Given instruction
Repeat only the lines below that run from the line with "Output the component" to the line with "CartesianGrid, Legend, LabelList", ends included; skip every picture.

>> Begin

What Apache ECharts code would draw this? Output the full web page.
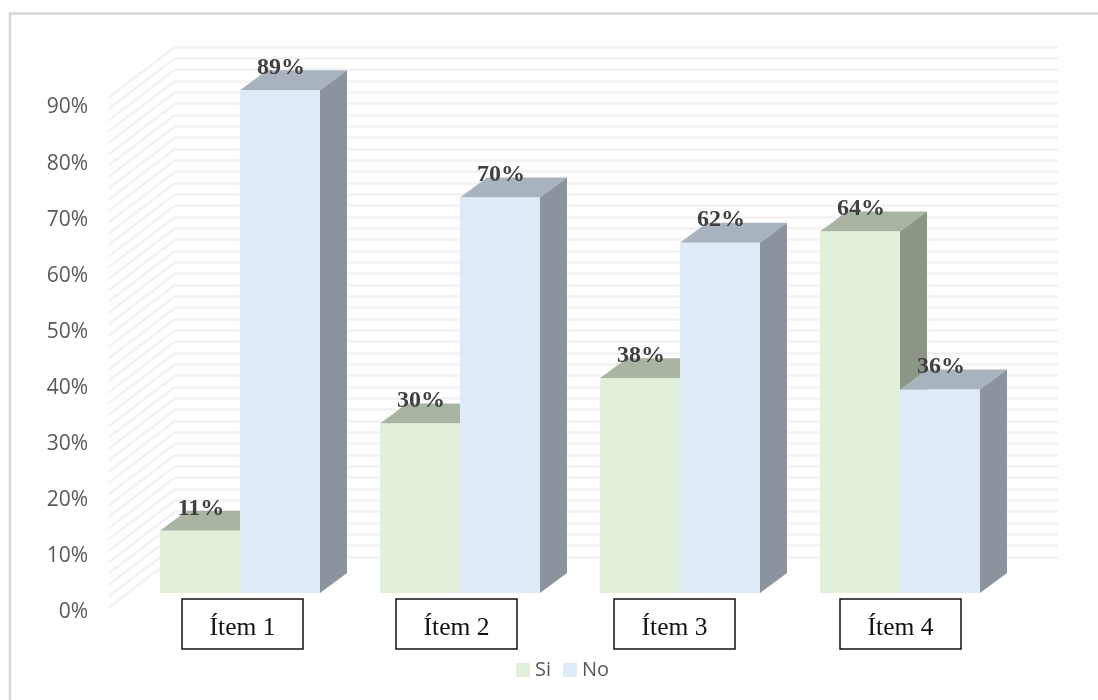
<!DOCTYPE html>
<html>
<head>
<meta charset="utf-8">
<style>
html,body{margin:0;padding:0;background:#fff;}
#main{width:1098px;height:700px;filter:blur(0.45px);}
</style>
<script src="https://cdn.jsdelivr.net/npm/echarts@6/dist/echarts.min.js"></script>
</head>
<body>
<div id="main"></div>
<script>
const categories = ['Ítem 1', 'Ítem 2', 'Ítem 3', 'Ítem 4'];
const siValues = [11, 30, 38, 64];
const noValues = [89, 70, 62, 36];
const percentTicks = [0, 10, 20, 30, 40, 50, 60, 70, 80, 90];
const wallTicks = [0,2,4,6,8,10,12,14,16,18,20,22,24,26,28,30,32,34,36,38,40,42,44,46,48,50,52,54,56,58,60,62,64,66,68,70,72,74,76,78,80,82,84,86,88,90];

const DEPTH_X = 27, DEPTH_Y = 20;
const SIDE_WALL_X = 67, SIDE_WALL_Y = 51;
const BOX_LEFTS = [182, 396, 614, 840];

function barRenderer(slot, front, top, side) {
  return function (params, api) {
    const base = api.coord([api.value(0), 0]);
    const head = api.coord([api.value(0), api.value(1)]);
    const band = api.size([1, 0])[0];
    const w = band * 80 / 220;
    const x0 = base[0] + slot * w;
    const x1 = x0 + w;
    const yT = head[1], yB = base[1];
    return {
      type: 'group',
      children: [
        { type: 'polygon', shape: { points: [[x0, yT], [x0 + DEPTH_X, yT - DEPTH_Y], [x1 + DEPTH_X, yT - DEPTH_Y], [x1, yT]] }, style: { fill: top } },
        { type: 'polygon', shape: { points: [[x1, yT], [x1 + DEPTH_X, yT - DEPTH_Y], [x1 + DEPTH_X, yB - DEPTH_Y], [x1, yB]] }, style: { fill: side } },
        { type: 'rect', shape: { x: x0, y: yT, width: w, height: yB - yT }, style: { fill: front } },
        { type: 'text', z2: 10, style: { x: (x0 + x1) / 2 + 1, y: yT - 22.5, text: api.value(1) + '%', align: 'center', verticalAlign: 'middle', fill: '#404040', font: 'bold 24px "Liberation Serif"' } }
      ]
    };
  };
}

function sideWall(params, api) {
  const p = api.coord([0, api.value(0)]);
  return {
    type: 'line',
    shape: { x1: p[0], y1: p[1], x2: p[0] - SIDE_WALL_X, y2: p[1] + SIDE_WALL_Y },
    style: { stroke: '#f2f2f2', lineWidth: 2.5 }
  };
}

const option = {
  animation: false,
  backgroundColor: '#fff',
  grid: [
    { left: 130, right: 88, top: 84.5, bottom: 107 },
    { left: 108, right: 40, top: 107.5, bottom: 87.5 },
    { left: 175, right: 40, top: 47, bottom: 143 }
  ],
  xAxis: [
    { type: 'category', gridIndex: 0, data: categories, show: false },
    { type: 'value', gridIndex: 1, min: 0, max: 1, show: false },
    { type: 'value', gridIndex: 2, min: 0, max: 1, show: false }
  ],
  yAxis: [
    { type: 'value', gridIndex: 0, min: 0, max: 90, show: false },
    {
      type: 'value', gridIndex: 1, min: 0, max: 90, interval: 10,
      axisLine: { show: false }, axisTick: { show: false }, splitLine: { show: false },
      axisLabel: { margin: 20, formatter: '{value}%', color: '#595959', fontSize: 21, fontFamily: '"Open Sans"' }
    },
    {
      type: 'value', gridIndex: 2, min: 0, max: 90, interval: 2,
      axisLine: { show: false }, axisTick: { show: false }, axisLabel: { show: false },
      splitLine: { show: true, lineStyle: { color: '#f2f2f2', width: 2.5 } }
    }
  ],
  legend: {
    left: 516, top: 660, padding: 0, itemWidth: 14, itemHeight: 14, itemGap: 12,
    icon: 'rect',
    textStyle: { color: '#595959', fontSize: 20, fontFamily: '"Open Sans"' },
    data: ['Si', 'No']
  },
  graphic: [
    { type: 'polyline', x: 0, y: 0, shape: { points: [[10, 700], [10, 13.5], [1098, 13.5]] }, style: { fill: 'none', stroke: '#d6d6d6', lineWidth: 2.5 }, silent: true }
  ].concat(categories.map((c, i) => ({
    type: 'group', x: BOX_LEFTS[i], y: 599,
    children: [
      { type: 'rect', shape: { x: 0, y: 0, width: 121, height: 50 }, style: { fill: '#fff', stroke: '#111', lineWidth: 1.5 } },
      { type: 'text', x: 60.5, y: 29, style: { text: c, align: 'center', verticalAlign: 'middle', fill: '#111', font: '25.5px "Liberation Serif"' } }
    ]
  }))),
  series: [
    {
      type: 'custom', name: 'wall', xAxisIndex: 2, yAxisIndex: 2, z: 1,
      coordinateSystem: 'cartesian2d', silent: true,
      data: wallTicks.map(v => [v]), encode: { y: 0 }, renderItem: sideWall
    },
    {
      type: 'custom', name: 'Si', xAxisIndex: 0, yAxisIndex: 0, z: 3,
      itemStyle: { color: '#e2efd9' },
      data: siValues.map((v, i) => [i, v]), encode: { x: 0, y: 1 },
      renderItem: barRenderer(-1, '#e2efd9', '#a9b4a3', '#8b9686')
    },
    {
      type: 'custom', name: 'No', xAxisIndex: 0, yAxisIndex: 0, z: 4,
      itemStyle: { color: '#deeaf6' },
      data: noValues.map((v, i) => [i, v]), encode: { x: 0, y: 1 },
      renderItem: barRenderer(0, '#deeaf6', '#a8b3bd', '#8b949d')
    }
  ]
};
const chart = echarts.init(document.getElementById('main'), null, { renderer: 'canvas' });
chart.setOption(option);
</script>
</body>
</html>
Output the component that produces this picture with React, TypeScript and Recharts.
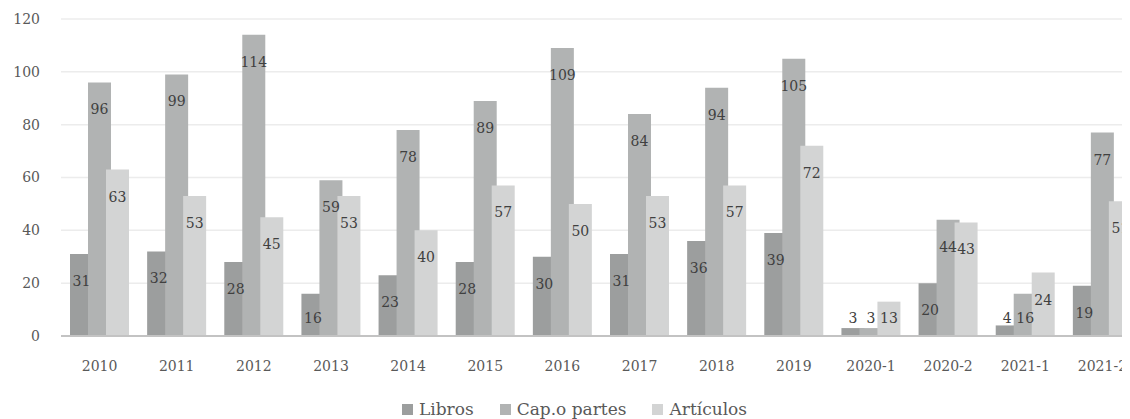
import React from "react";
import { BarChart, Bar, XAxis, YAxis, CartesianGrid, Legend, LabelList } from "recharts";

const categories = ["2010", "2011", "2012", "2013", "2014", "2015", "2016", "2017", "2018", "2019", "2020-1", "2020-2", "2021-1", "2021-2"];
const libros = [31, 32, 28, 16, 23, 28, 30, 31, 36, 39, 3, 20, 4, 19];
const capitulos = [96, 99, 114, 59, 78, 89, 109, 84, 94, 105, 3, 44, 16, 77];
const articulos = [63, 53, 45, 53, 40, 57, 50, 53, 57, 72, 13, 43, 24, 51];
const yTicks = [0, 20, 40, 60, 80, 100, 120];

const seriesNames = ["Libros", "Cap.o partes", "Artículos"];
const seriesColors = ["#9c9e9e", "#b1b3b3", "#d3d4d4"];

const data = categories.map((c, i) => ({
  cat: c,
  libros: libros[i],
  cap: capitulos[i],
  art: articulos[i],
}));

const FONT = "'DejaVu Serif', 'Liberation Serif', serif";

const renderLabel = (props: any) => {
  const { x, y, width, height, value } = props;
  const top = Number(y);
  const base = Number(y) + Number(height);
  const cy = Math.min(top + 27, base - 18);
  return (
    <text
      x={Number(x) + Number(width) / 2}
      y={cy}
      textAnchor="middle"
      dominantBaseline="central"
      fontFamily={FONT}
      fontSize={14}
      fill="#404040"
    >
      {value}
    </text>
  );
};

const renderLegend = () => (
  <div
    style={{
      display: "flex",
      justifyContent: "center",
      alignItems: "center",
      fontFamily: FONT,
      fontSize: 17,
      color: "#595959",
      gap: 26,
    }}
  >
    {seriesNames.map((n, i) => (
      <div key={n} style={{ display: "flex", alignItems: "center" }}>
        <span
          style={{
            display: "inline-block",
            width: 11,
            height: 11,
            background: seriesColors[i],
            marginRight: 6,
          }}
        />
        <span>{n}</span>
      </div>
    ))}
  </div>
);

export default function App() {
  return (
    <div style={{ width: 1122, height: 411, overflow: "hidden", background: "#fff" }}>
      <BarChart
        width={1150}
        height={411}
        data={data}
        margin={{ top: 11, right: 17, left: 0, bottom: 0 }}
        barSize={23}
        barGap={-5}
      >
        <CartesianGrid vertical={false} stroke="#ececec" strokeWidth={1.5} />
        <XAxis
          dataKey="cat"
          tickLine={false}
          axisLine={{ stroke: "#c3c3c3", strokeWidth: 2 }}
          tickSize={0}
          tickMargin={25}
          height={63}
          tick={{ fontFamily: FONT, fontSize: 14, fill: "#595959" }}
          interval={0}
        />
        <YAxis
          domain={[0, 120]}
          ticks={yTicks}
          tickLine={false}
          axisLine={false}
          tickSize={0}
          tickMargin={21}
          width={53}
          tick={{ fontFamily: FONT, fontSize: 14, fill: "#595959" }}
        />
        <Legend content={renderLegend} />
        <Bar dataKey="libros" name={seriesNames[0]} fill={seriesColors[0]} isAnimationActive={false}>
          <LabelList dataKey="libros" content={renderLabel} />
        </Bar>
        <Bar dataKey="cap" name={seriesNames[1]} fill={seriesColors[1]} isAnimationActive={false}>
          <LabelList dataKey="cap" content={renderLabel} />
        </Bar>
        <Bar dataKey="art" name={seriesNames[2]} fill={seriesColors[2]} isAnimationActive={false}>
          <LabelList dataKey="art" content={renderLabel} />
        </Bar>
      </BarChart>
    </div>
  );
}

>> End

Exercise solution
Output the component that produces this picture with React, TypeScript and Recharts.
import React from "react";
import { BarChart, Bar, XAxis, YAxis, CartesianGrid, Legend, LabelList } from "recharts";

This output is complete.